======== Data for this exercise
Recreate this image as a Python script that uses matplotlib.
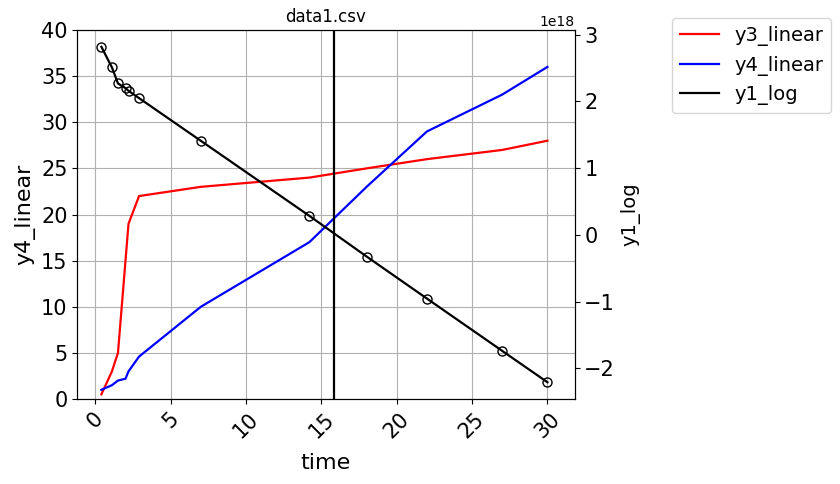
import numpy as np
import matplotlib
matplotlib.use("Agg")
import matplotlib.pyplot as plt

# values
time = [0.4, 1.1, 1.5, 2.0, 2.2, 2.9, 7, 14.2, 18, 22, 27, 30]
y3_linear = [0.5, 3, 5, 15, 19, 22, 23, 24, 25, 26, 27, 28]
y4_linear = [1, 1.5, 2, 2.2, 3, 4.6, 10, 17, 23, 29, 33, 36]
y1_log = [2.82e18, 2.51e18, 2.27e18, 2.2e18, 2.16e18, 2.05e18,
          1.41e18, 0.285e18, -0.325e18, -0.955e18, -1.74e18, -2.21e18]
vline_x = 15.85

fig = plt.figure(figsize=(8.4, 4.84), dpi=100)
ax = fig.add_axes([0.092, 0.1756, 0.592, 0.7624])

l3, = ax.plot(time, y3_linear, color="red", lw=1.6, label="y3_linear")
l4, = ax.plot(time, y4_linear, color="blue", lw=1.6, label="y4_linear")
ax.axvline(vline_x, color="black", lw=1.6)
ax.set_ylim(0, 40)
ax.set_xlim(-1.2, 31.8)
ax.grid(True, color="#b0b0b0")
ax.set_xlabel("time", fontsize=16, labelpad=8)
ax.set_ylabel("y4_linear", fontsize=16)
ax.tick_params(axis="both", labelsize=15)
ax.tick_params(axis="x", labelrotation=45)
ax.set_title("data1.csv", fontsize=12)

ax2 = ax.twinx()
l1, = ax2.plot(time, y1_log, color="black", lw=1.6, label="y1_log")
ax2.plot(time, y1_log, "o", color="black", mfc="none", ms=6.5)
ax2.set_ylabel("y1_log", fontsize=14)
ax2.tick_params(axis="y", labelsize=15)

fig.legend(handles=[l3, l4, l1], loc="upper left", fontsize=14,
           bbox_to_anchor=(672 / 840, 1 - 18 / 484), borderaxespad=0)

fig.savefig("out.png", dpi=100)
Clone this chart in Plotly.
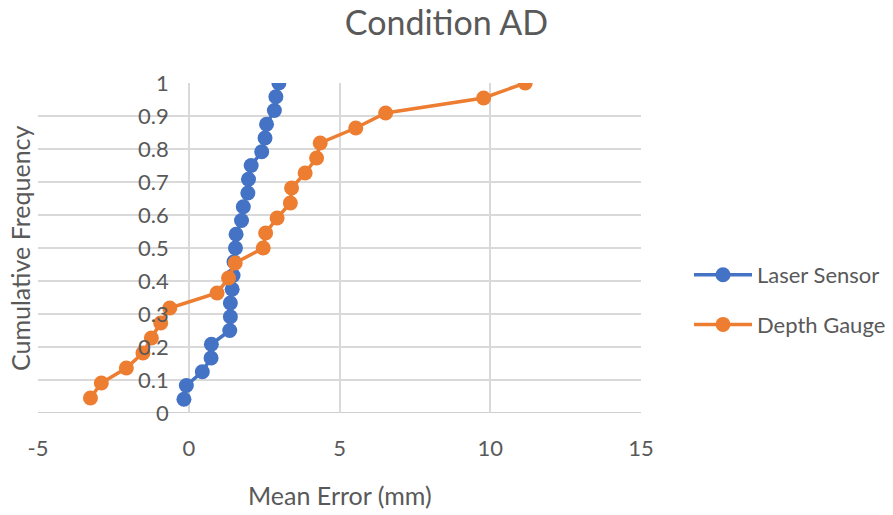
================
Leave out the pictures and repeat exactly the lines from the start of the material through the line that contains "import matplotlib.pyplot as plt", both included.

Full output:
Recreate this image as a Python script that uses matplotlib.
import numpy as np
import matplotlib
matplotlib.use("Agg")
import matplotlib.pyplot as plt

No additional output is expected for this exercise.